"Christianity isn’t for strong people,” said Ben LeBlanc after months in a wheelchair. “It’s for weak people.”
LeBlanc, a politics, philosophy and economics major at Taylor University, tore his ligament and patella playing soccer with friends. He said this experience pushed him to trust God to work through his weakness.
Grappling excruciating pain and the pressure to perform as class president, LeBlanc initially ignored his injury. He continued jogging and working. The pain increased until he couldn’t walk.
Determined to recover quickly, LeBlanc confined himself to a wheelchair for six months.
He was unaware he’d developed CRPS, a neurological condition causing chronic pain.
CRPS left LeBlanc in agony even after his body had recovered. This pain led him to believe he should avoid walking.
LeBlanc said people with CRPS need to move past their pain in order to progress.
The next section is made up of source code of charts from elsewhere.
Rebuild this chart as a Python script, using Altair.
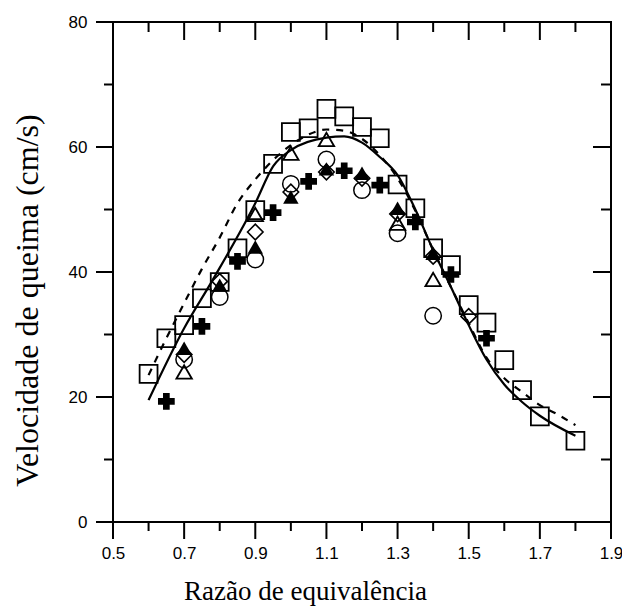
import altair as alt
import pandas as pd

# ---- data ----
sq_x = [0.6, 0.65, 0.7, 0.75, 0.8, 0.85, 0.9, 0.95, 1.0, 1.05, 1.1, 1.15, 1.2, 1.25,
        1.3, 1.35, 1.4, 1.45, 1.5, 1.55, 1.6, 1.65, 1.7, 1.8]
sq_y = [23.7, 29.4, 31.5, 35.8, 38.4, 43.8, 49.9, 57.3, 62.4, 63.0, 66.1, 64.9, 63.2, 61.4,
        54.0, 50.2, 43.8, 41.1, 34.7, 31.9, 25.9, 21.1, 16.9, 13.0]

tri_open_x = [0.7, 0.9, 1.0, 1.1, 1.3, 1.4]
tri_open_y = [24.0, 49.2, 59.0, 61.2, 47.8, 38.8]

tri_fill_x = [0.7, 0.8, 0.9, 1.0, 1.1, 1.2, 1.3, 1.4]
tri_fill_y = [27.8, 37.9, 44.0, 52.0, 56.5, 55.8, 50.2, 43.0]

circ_x = [0.7, 0.8, 0.9, 1.0, 1.1, 1.2, 1.3, 1.4]
circ_y = [26.0, 36.0, 42.0, 54.1, 58.0, 53.1, 46.2, 33.0]

dia_x = [0.7, 0.8, 0.9, 1.0, 1.1, 1.2, 1.3, 1.4, 1.5]
dia_y = [26.8, 38.5, 46.4, 52.8, 56.0, 55.0, 49.3, 42.5, 32.9]

plus_x = [0.65, 0.75, 0.85, 0.95, 1.05, 1.15, 1.25, 1.35, 1.45, 1.55]
plus_y = [19.3, 31.3, 41.7, 49.5, 54.5, 56.2, 53.9, 48.0, 39.6, 29.4]

solid_x = [0.6, 0.7, 0.78, 0.9, 0.95, 1.0, 1.1, 1.15, 1.2, 1.25, 1.3, 1.35, 1.4, 1.45,
           1.5, 1.55, 1.6, 1.65, 1.7, 1.8]
solid_y = [19.5, 31.0, 38.7, 51.0, 56.9, 59.5, 61.5, 61.7, 60.7, 58.4, 55.5, 50.0, 43.5, 37.6,
           31.5, 26.0, 22.0, 19.2, 17.0, 13.8]

dash_x = [0.6, 0.65, 0.7, 0.75, 0.8, 0.85, 0.9, 0.95, 1.0, 1.05, 1.1, 1.15, 1.2, 1.25,
          1.3, 1.35, 1.4, 1.45, 1.5, 1.55, 1.6, 1.65, 1.7, 1.75, 1.8]
dash_y = [23.5, 29.4, 35.0, 40.5, 45.5, 51.0, 54.8, 57.9, 60.3, 62.0, 62.8, 62.6, 61.3, 58.7,
          55.0, 49.8, 43.5, 37.6, 31.8, 26.3, 23.0, 20.8, 18.7, 17.2, 15.5]

x_major = [0.5, 0.7, 0.9, 1.1, 1.3, 1.5, 1.7, 1.9]
x_minor = [0.6, 0.8, 1.0, 1.2, 1.4, 1.6, 1.8]
y_major = [0, 20, 40, 60, 80]
y_minor = [10, 30, 50, 70]

W, H = 498, 500
xs = alt.Scale(domain=[0.5, 1.9], nice=False, zero=False)
ys = alt.Scale(domain=[0, 80], nice=False, zero=False)

x_axis = alt.Axis(values=x_major, format=".1f", ticks=False, domain=False, grid=False,
                  labelPadding=23, labelFontSize=17, labelFont="Liberation Sans",
                  labelColor="black", labelFlush=False,
                  titleFont="Liberation Serif", titleFontSize=27, titleFontWeight="normal",
                  titleColor="black", titleX=192, titleY=77, titleBaseline="alphabetic")
y_axis = alt.Axis(values=y_major, ticks=False, domain=False, grid=False,
                  labelPadding=26, labelFontSize=17, labelFont="Liberation Sans",
                  labelColor="black", labelFlush=False,
                  titleFont="Liberation Serif", titleFontSize=32, titleFontWeight="normal",
                  titleColor="black", titleX=-76, titleY=278, titleBaseline="alphabetic")

X = alt.X("x:Q", scale=xs, axis=x_axis, title="Razão de equivalência")
Y = alt.Y("y:Q", scale=ys, axis=y_axis, title="Velocidade de queima (cm/s)")


def df(x, y):
    return pd.DataFrame({"x": x, "y": y})


tick_style = dict(color="black", strokeWidth=2)
ticks = [
    # bottom (outward) and top (inward)
    alt.Chart(df(x_major, [0] * len(x_major))).mark_rule(**tick_style).encode(
        x=X, y=alt.value(H), y2=alt.value(H + 17)),
    alt.Chart(df(x_minor, [0] * len(x_minor))).mark_rule(**tick_style).encode(
        x=X, y=alt.value(H), y2=alt.value(H + 9)),
    alt.Chart(df(x_major, [0] * len(x_major))).mark_rule(**tick_style).encode(
        x=X, y=alt.value(0), y2=alt.value(18)),
    alt.Chart(df(x_minor, [0] * len(x_minor))).mark_rule(**tick_style).encode(
        x=X, y=alt.value(0), y2=alt.value(10)),
    # left (outward) and right (inward)
    alt.Chart(df([0.5] * len(y_major), y_major)).mark_rule(**tick_style).encode(
        y=Y, x=alt.value(-17), x2=alt.value(0)),
    alt.Chart(df([0.5] * len(y_minor), y_minor)).mark_rule(**tick_style).encode(
        y=Y, x=alt.value(-9), x2=alt.value(0)),
    alt.Chart(df([0.5] * len(y_major), y_major)).mark_rule(**tick_style).encode(
        y=Y, x=alt.value(W - 18), x2=alt.value(W)),
    alt.Chart(df([0.5] * len(y_minor), y_minor)).mark_rule(**tick_style).encode(
        y=Y, x=alt.value(W - 10), x2=alt.value(W)),
]

solid = alt.Chart(df(solid_x, solid_y)).mark_line(
    color="black", strokeWidth=2.2, interpolate="monotone").encode(x=X, y=Y)
dashed = alt.Chart(df(dash_x, dash_y)).mark_line(
    color="black", strokeWidth=2.2, strokeDash=[7, 7], interpolate="monotone").encode(x=X, y=Y)

squares = alt.Chart(df(sq_x, sq_y)).mark_point(
    shape="square", size=320, filled=False, color="black", strokeWidth=1.8, opacity=1).encode(x=X, y=Y)
tri_open = alt.Chart(df(tri_open_x, tri_open_y)).mark_point(
    shape="triangle-up", size=240, filled=False, color="black", strokeWidth=1.8, opacity=1).encode(x=X, y=Y)
tri_fill = alt.Chart(df(tri_fill_x, tri_fill_y)).mark_point(
    shape="triangle-up", size=240, filled=True, color="black", opacity=1).encode(x=X, y=Y)
circles = alt.Chart(df(circ_x, circ_y)).mark_point(
    shape="circle", size=270, filled=False, color="black", strokeWidth=1.5, opacity=1).encode(x=X, y=Y)
diamonds = alt.Chart(df(dia_x, dia_y)).mark_point(
    shape="diamond", size=240, filled=False, color="black", strokeWidth=1.6, opacity=1).encode(x=X, y=Y)
pluses = alt.Chart(df(plus_x, plus_y)).mark_point(
    shape="cross", size=280, filled=True, color="black", opacity=1).encode(x=X, y=Y)

chart = alt.layer(
    *ticks, dashed, solid, squares, circles, diamonds, tri_open, tri_fill, pluses
).properties(
    width=W, height=H,
    background="white",
    autosize=alt.AutoSizeParams(type="none"),
    padding={"left": 113, "top": 22, "right": 11, "bottom": 84},
).configure_view(stroke="black", strokeWidth=2)

chart.save("out.html", embed_options={"renderer": "svg", "actions": False})
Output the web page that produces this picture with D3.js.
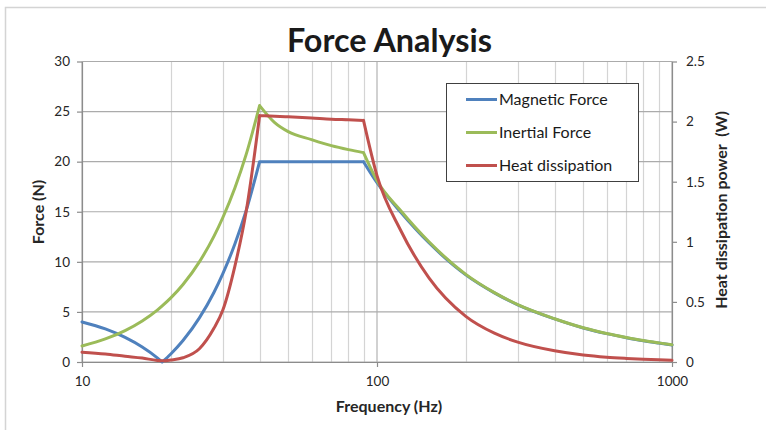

Ignorant of his condition, LeBlanc refused to use his legs, inhibiting his recovery.
After discovering his condition, LeBlanc forced himself to walk, despite the pain.
He said God worked through his frustration, teaching him to rely on God rather than himself through hardship.
“Even though God lets us go through things like this, it made me more dependent on him,” he said. “He's basically shown me that, like, sometimes life's gonna suck, and you don't get why, but you have to trust that he has good purposes behind it, and that there is something greater in store than you know.”
LeBlanc said he wouldn’t have developed such reliance on God if he’d been able-bodied. He said this trial cultivated gratefulness for things he’d taken for granted: walking, sunsets, biking and time with friends.
LeBlanc also said the slower life pace his injury demanded curbed his drivenness. He said his drivenness can be dangerous and self-consuming.
“Separate it from God, and it can lead to your destruction,” he said. “Because you’re building your own kingdom, and doing ‘good things’ that God never asked you to do.”
Without his prideful drivenness overcome, LeBlanc said he was able to surrender to God’s plan for his life, though it felt confusing.
LeBlanc still fights to maintain this trust in God. Despite increased faith, he said he still battles doubt as he considers whether he’s lived a life of meaning and accomplishment.
“I feel super out of place,” he said. “I should be, like, in the mission field, or I should be covering conflict in a war zone or something, not being in college.”
LeBlanc said he wishes to live life at a quicker pace than his injury permits. He said it’s confusing to experience desires for accomplishment he’s unable to fulfill.
He said he continues the fight to trust God as he works toward performing basic skills and functions.
“I’m pretty much being brought back to the basics, like how to walk,” he said. “That’s just forced me to rely on God. Just to not be the captain of the ship.”
Though LeBlanc says walking and carrying books around campus may initially stress his foot, he’s confident the pain will lessen. He said his condition will improve the more frequently he uses his legs. He foresees increased mobility in the near future and said he hopes to participate in more extracurriculars by next semester.
LeBlanc didn’t want to think about how he would’ve responded to his injury if God hadn’t sustained him and supplied him with faith. He said he would’ve probably felt anxious and lost.
“I would’ve just had six months of just anguish and just digging myself into a hole,” he said.
In the end, LeBlanc is grateful for God’s ability to use hardships and weakness to build faith, and said he hopes God forms him into the person he wants him to be.
He said that while the details of his future are unknown, he can always obey God’s will for his life.
“As long as God wants me to be there, I don’t care what I’m doing,” he said. “As long as he wants me to be there, that’s where I’m supposed to be.”